Emporiatrics or Travel Medicine is a discipline within medicine that prepares a traveler using vaccines, medicines and knowledge to avoid disease when visiting a foreign destination. I will discuss the current mapping of interventions offered to patients planning trips and illustrate with examples how the constraints of patient needs and the risks at a specific destination overlap to arrive at a list of recommendations that are offered a traveler before departure.
Depending on crowd size I can run through personal case examples for those who are planning an exotic trip. I hope to also highlight limitations of the practice of emporiatrics and suggest where Google can potentially offer a useful "expert system" that might be modulated by risk, price points and insurance coverage using disease maps from publicly available surveillance data and patient records, using the Kaiser Epic Data system.

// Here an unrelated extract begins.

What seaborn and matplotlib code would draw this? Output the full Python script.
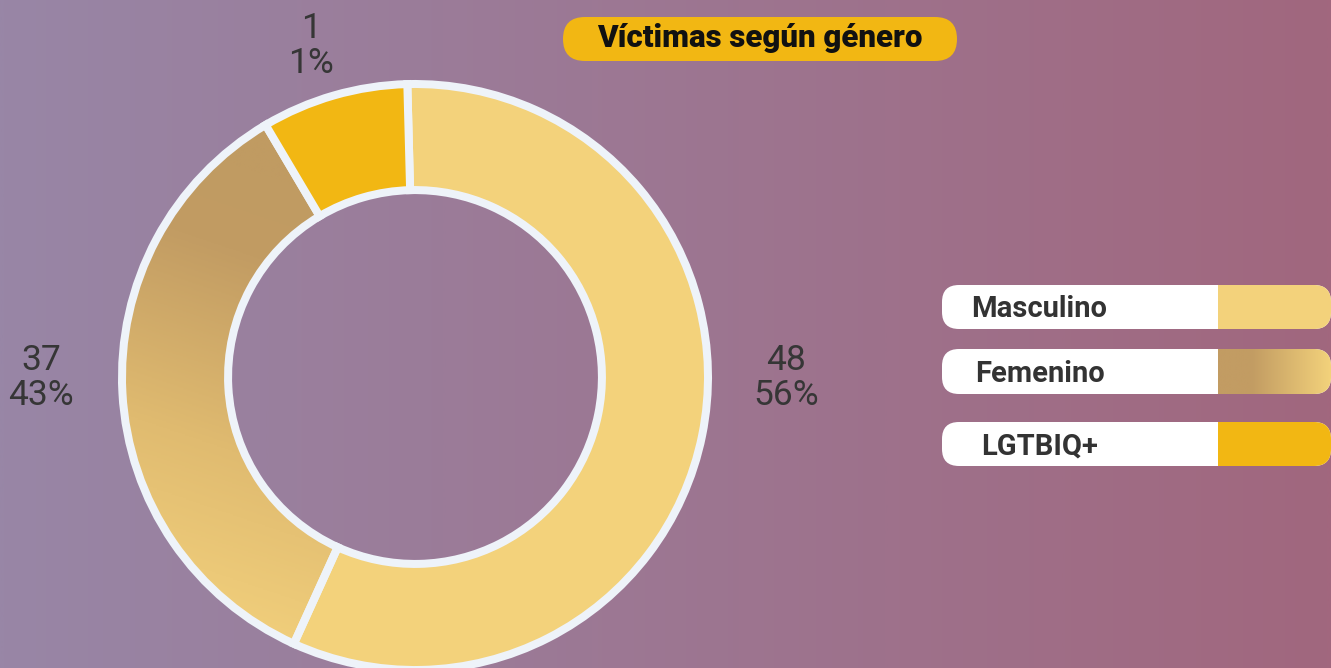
import numpy as np
import matplotlib
matplotlib.use("Agg")
import matplotlib.pyplot as plt
from matplotlib.patches import FancyBboxPatch, Rectangle
from matplotlib.colors import LinearSegmentedColormap
import seaborn as sns

# ---------------- data ----------------
categories = ["Masculino", "Femenino", "LGTBIQ+"]
counts = [48, 37, 1]
percent_labels = ["56%", "43%", "1%"]
# arc sizes of the ring as drawn in the reference (share of the circle, %)
slice_sizes = [57.2, 34.7, 8.1]
title = "Víctimas según género"

# ---------------- style ----------------
sns.set_theme(style="white")
plt.rcParams['font.family'] = ['Roboto', 'DejaVu Sans']

palette = sns.color_palette(['#F3D27B', '#C29C63', '#F2B713'])
edge_col = '#EEF3F9'
text_dark = '#363636'

W, H = 1331, 668
fig = plt.figure(figsize=(W / 100, H / 100), dpi=100)

# background axes in pixel coordinates (origin top-left)
bg = fig.add_axes([0, 0, 1, 1], zorder=0)
grad = np.linspace(0, 1, 512)[None, :]
cmap_bg = LinearSegmentedColormap.from_list('bg', ['#9886A6', '#A1677E'])
bg.imshow(grad, cmap=cmap_bg, extent=(0, W, H, 0), aspect='auto', zorder=0)
bg.set_xlim(0, W)
bg.set_ylim(H, 0)
bg.axis('off')

# ---------------- donut ----------------
R = 293            # px, radius of the wedge path
cx, cy = 415, 377  # px, centre (top-left origin)
lim = 1.45
half = lim * R
pie_ax = fig.add_axes([(cx - half) / W, (H - cy - half) / H, 2 * half / W, 2 * half / H], zorder=1)
pie_ax.patch.set_alpha(0)

wedges, _ = pie_ax.pie(
    slice_sizes, colors=palette, startangle=91.5, counterclock=False, radius=1.0,
    wedgeprops=dict(width=0.362, edgecolor=edge_col, linewidth=8 * 72 / 100),
)

# gradient fill for Femenino wedge
fem = wedges[1]
n = 500
xs = np.linspace(-1.05, 1.05, n)
X, Y = np.meshgrid(xs, xs)
p0 = np.array([-0.30, 0.62])
p1 = np.array([-0.80, -0.85])
d = p1 - p0
t = np.clip(((X - p0[0]) * d[0] + (Y - p0[1]) * d[1]) / (d @ d), 0, 1)
cmap_fem = LinearSegmentedColormap.from_list(
    'fem', [(0, '#C09B62'), (0.18, '#C29C63'), (0.6, '#E0BB70'), (1, '#F2D07C')])
im = pie_ax.imshow(t, cmap=cmap_fem, extent=(-1.05, 1.05, -1.05, 1.05), origin='lower',
                   zorder=0.9, interpolation='bilinear')
im.set_clip_path(fem)
fem.set_facecolor('none')

pie_ax.set_xlim(-lim, lim)
pie_ax.set_ylim(-lim, lim)
pie_ax.set_aspect('equal')
pie_ax.axis('off')

# value labels (pixel positions of the text baselines)
label_pos = [(786, 405), (41, 405), (311, 73)]
for (x, y), c, p in zip(label_pos, counts, percent_labels):
    bg.text(x, y, f"{c}\n{p}", ha='center', va='baseline', fontsize=25.5,
            fontweight='normal', color=text_dark, linespacing=1.08, zorder=5)

# ---------------- title pill ----------------
bg.add_patch(FancyBboxPatch((563, 17), 394, 44, boxstyle="round,pad=0,rounding_size=22",
                            fc='#F2B713', ec='none', zorder=2))
bg.text(760, 47, title, ha='center', va='baseline', fontsize=22.5, fontweight='heavy',
        color='#111111', zorder=3)

# ---------------- legend pills ----------------
rows = [(285, 329, 971, 317), (349, 394, 975, 382), (422, 466, 981, 455)]
for i, (cat, (y0, y1, tx, tb)) in enumerate(zip(categories, rows)):
    h = y1 - y0
    bg.add_patch(FancyBboxPatch((942, y0), W - 942, h, boxstyle="round,pad=0,rounding_size=17",
                                fc='white', ec='none', zorder=2))
    sw = FancyBboxPatch((1185, y0), W - 1185, h, boxstyle="round,pad=0,rounding_size=17",
                        fc=palette[i], ec='none', zorder=3)
    bg.add_patch(sw)
    if cat == "Femenino":
        sw.set_facecolor('none')
        g = np.linspace(0, 1, 256)[None, :]
        cm_sw = LinearSegmentedColormap.from_list(
            'sw', [(0, '#C29C63'), (0.3, '#C29C63'), (1, '#F3D27B')])
        gi = bg.imshow(g, cmap=cm_sw, extent=(1218, W, y1, y0), aspect='auto', zorder=3)
        gi.set_clip_path(sw)
    bg.add_patch(Rectangle((1180, y0), 1218 - 1180, h, fc='white', ec='none', zorder=4))
    bg.text(tx, tb, cat, ha='left', va='baseline', fontsize=21, fontweight='bold',
            color='#333333', zorder=5)

bg.set_xlim(0, W)
bg.set_ylim(H, 0)

fig.savefig("out.png", dpi=100)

Speaker: D. Scott Smith. Scott grew up in Boulder Colorado and attended medical school at the University of Colorado. He went to public health school at Harvard University where an interest in Tropical Public Health was further developed, leading to a year long adventure on a Fulbright scholarship in Cali, Colombia, seeking improved diagnostic technologies to understand the epidemiology of leishmaniasis, and onchocerciasis (River Blindness). He completed residency then a Fellowship at Stanford University in Medicine then Infectious Disease & Geographic Medicine.
Scott practices at Kaiser in Redwood City, California where he heads the HIV/AIDS clinic and oversees the travel medicine services locally but also is developing regionalization of the Travel Medicine Services for Kaiser Northern California. He co-chairs the biennial National Conference on Preparing International Travelers. He teaches at Stanford Medical School in the Microbiology and Immunology Division and directs a course for undergraduates in Human Biology entitled "Parasites & Pestilence: Public Health Challenges". He was recently presented the Bloomfield award in recognition of excellence in the teaching of clinical medicine at Stanford School of Medicine.
Acknowledging Candid's epiphany (after tumultuous world travel) that staying in one's own backyard is a pathway to happiness, in his spare time he gardens and keeps chickens and bees. As one's own content is not a final destination, he recently traveled with family to Uganda and South Africa to speak and visit an AIDS study site and to see family later this year.